Unfortunately, this pathway contradicts generations of Zionist propaganda that the Jews are the ‘chosen people’ who are entitled to their own state on land occupied by another people. Throughout history, such colonialism has been implemented using racial discrimination, enforced by state power, where the original inhabitants are demonised as ‘other’, primitive and unworthy of equality. This is the current situation in Palestine.
So, the desire to transform Israel from a rogue to a just state is unlikely to come from most Israelis. As in the case of South Africa, it would have to be forced upon Israel by states that are committed to the Universal Declaration of Human Rights, supported morally by Jewish communities living outside Israel and the growing protests within Israel against the genocide.
A high barrier to such a transformation is the financial, military and political support of Israel by the United States, unwavering since Israel’s creation in 1948. Lobbying and funding of US politicians and the mass media by the American Israel Public Affairs Committee (AIPAC) further strengthens the bond between the two states, which have much in common, in addition to their lip service to democratic decision-making.

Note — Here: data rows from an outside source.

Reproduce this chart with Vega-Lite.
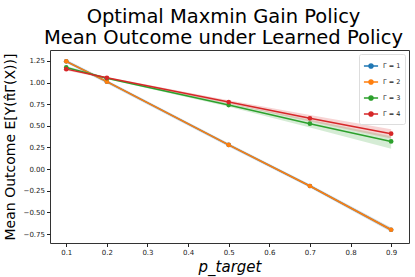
{
  "$schema": "https://vega.github.io/schema/vega-lite/v6.json",
  "autosize": {"type": "none"},
  "width": 359,
  "height": 193,
  "padding": {"left": 50, "top": 50, "right": 6, "bottom": 34},
  "background": "white",
  "title": {
    "text": ["Optimal Maxmin Gain Policy", "Mean Outcome under Learned Policy"],
    "font": "DejaVu Sans",
    "fontSize": 19.5,
    "fontWeight": "normal",
    "color": "black",
    "lineHeight": 21,
    "offset": 2,
    "dx": -6,
    "anchor": "middle"
  },
  "config": {
    "view": {"stroke": "#333", "strokeWidth": 1},
    "font": "DejaVu Sans",
    "axis": {
      "labelFont": "DejaVu Sans",
      "labelFontSize": 7,
      "labelColor": "#222",
      "labelOverlap": false,
      "tickColor": "#222",
      "tickSize": 3.5,
      "domain": false,
      "grid": false,
      "titleFont": "DejaVu Sans",
      "titleFontWeight": "normal",
      "titleColor": "black"
    }
  },
  "data": {
    "values": [
      {"p": 0.1, "g": "Γ = 1", "m": 1.245, "lo": 1.225, "hi": 1.265},
      {"p": 0.2, "g": "Γ = 1", "m": 1.01, "lo": 0.99, "hi": 1.03},
      {"p": 0.5, "g": "Γ = 1", "m": 0.28, "lo": 0.26, "hi": 0.30},
      {"p": 0.7, "g": "Γ = 1", "m": -0.195, "lo": -0.215, "hi": -0.175},
      {"p": 0.9, "g": "Γ = 1", "m": -0.70, "lo": -0.725, "hi": -0.675},
      {"p": 0.1, "g": "Γ = 2", "m": 1.245, "lo": 1.23, "hi": 1.26},
      {"p": 0.2, "g": "Γ = 2", "m": 1.01, "lo": 0.995, "hi": 1.025},
      {"p": 0.5, "g": "Γ = 2", "m": 0.28, "lo": 0.265, "hi": 0.295},
      {"p": 0.7, "g": "Γ = 2", "m": -0.195, "lo": -0.21, "hi": -0.18},
      {"p": 0.9, "g": "Γ = 2", "m": -0.70, "lo": -0.72, "hi": -0.68},
      {"p": 0.1, "g": "Γ = 3", "m": 1.175, "lo": 1.16, "hi": 1.19},
      {"p": 0.2, "g": "Γ = 3", "m": 1.05, "lo": 1.04, "hi": 1.06},
      {"p": 0.5, "g": "Γ = 3", "m": 0.74, "lo": 0.72, "hi": 0.76},
      {"p": 0.7, "g": "Γ = 3", "m": 0.525, "lo": 0.48, "hi": 0.57},
      {"p": 0.9, "g": "Γ = 3", "m": 0.32, "lo": 0.235, "hi": 0.38},
      {"p": 0.1, "g": "Γ = 4", "m": 1.155, "lo": 1.14, "hi": 1.17},
      {"p": 0.2, "g": "Γ = 4", "m": 1.055, "lo": 1.045, "hi": 1.065},
      {"p": 0.5, "g": "Γ = 4", "m": 0.775, "lo": 0.755, "hi": 0.795},
      {"p": 0.7, "g": "Γ = 4", "m": 0.587, "lo": 0.55, "hi": 0.625},
      {"p": 0.9, "g": "Γ = 4", "m": 0.41, "lo": 0.355, "hi": 0.46}
    ]
  },
  "encoding": {
    "x": {
      "field": "p", "type": "quantitative",
      "scale": {"domain": [0.06, 0.944], "nice": false, "zero": false},
      "axis": {"values": [0.1, 0.2, 0.3, 0.4, 0.5, 0.6, 0.7, 0.8, 0.9], "format": ".1f", "labelOverlap": false,
               "title": "p_target", "titleFontSize": 15, "titleFontStyle": "italic", "titlePadding": 4}
    },
    "y": {"field": "m", "type": "quantitative",
          "scale": {"domain": [-0.853, 1.376], "nice": false, "zero": false},
          "axis": {"values": [-0.75, -0.5, -0.25, 0, 0.25, 0.5, 0.75, 1, 1.25], "format": ".2f", "labelOverlap": false,
                   "title": "Mean Outcome E[Y(π̂Γ(X))]", "titleFontSize": 14, "titlePadding": 6}},
    "color": {
      "field": "g", "type": "nominal",
      "scale": {"domain": ["Γ = 1", "Γ = 2", "Γ = 3", "Γ = 4"], "range": ["#1f77b4", "#ff7f0e", "#2ca02c", "#d62728"]},
      "legend": {
        "title": null, "orient": "top-right", "offset": 4,
        "labelFontSize": 6.5, "labelFont": "DejaVu Sans", "labelColor": "#222",
        "symbolType": "M-1,0L-0.3,0M0.3,0L1,0M-0.3,0A0.3,0.3 0 1,0 0.3,0A0.3,0.3 0 1,0 -0.3,0Z",
        "symbolSize": 200, "symbolStrokeWidth": 1.5, "symbolOpacity": 1,
        "rowPadding": 2, "padding": 4,
        "strokeColor": "#ddd", "fillColor": "white", "cornerRadius": 2
      }
    }
  },
  "layer": [
    {
      "mark": {"type": "area", "opacity": 0.2},
      "encoding": {
        "y": {"field": "lo", "type": "quantitative"},
        "y2": {"field": "hi"}
      }
    },
    {
      "transform": [{"filter": "datum.g === 'Γ = 1'"}],
      "mark": {"type": "line", "strokeWidth": 1.5, "point": {"filled": true, "size": 22, "opacity": 1}},
      "encoding": {}
    },
    {
      "transform": [{"filter": "datum.g !== 'Γ = 1'"}],
      "mark": {"type": "line", "strokeWidth": 1.5, "point": {"filled": true, "size": 22, "opacity": 1}},
      "encoding": {}
    }
  ]
}
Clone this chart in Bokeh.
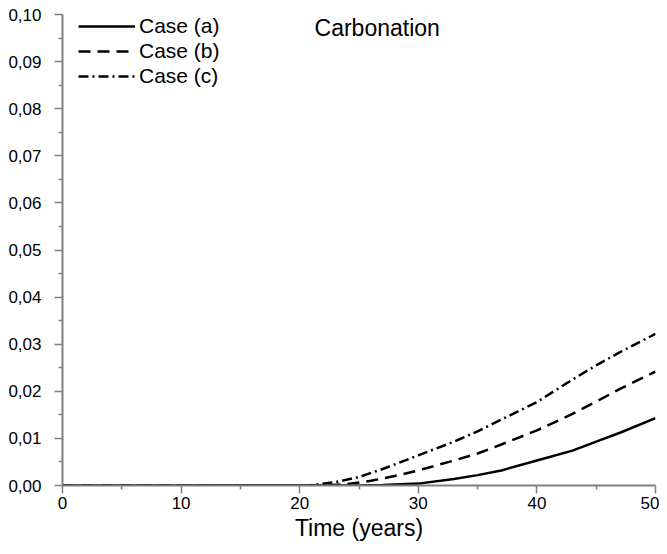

The US treats Israel as an extension of its geopolitical power, its ‘deputy sheriff’ holding the fort in the Middle East. Specific benefits to the US include ensuring its access to Middle East oil and gas, suppressing Iran, acting as a US base in the region, and providing profits for US industries. In the words of former US President Joe Biden, when he was a senator in 1986, “Were there not an Israel, the United States of America would have to invent an Israel to protect her interest in the region.”
Nevertheless, an alliance of states committed to the human rights of all people could potentially rehabilitate a reluctant, arrogant Israel. While this strategy is developed over time, the most urgent task is to assemble a multi-national convoy, escorted by naval and air forces, to supply Gaza with food and medical supplies.
Rehabilitating Israel is just a small part of a much larger challenge. According to Jason Hickel, Professor at the Autonomous University of Barcelona, “A capitalist economy requires constant imperialist wars because it has to constantly suppress prices and wages and reorganize production in the global south around accumulation in the core. That is ultimately the system that we have to overcome.”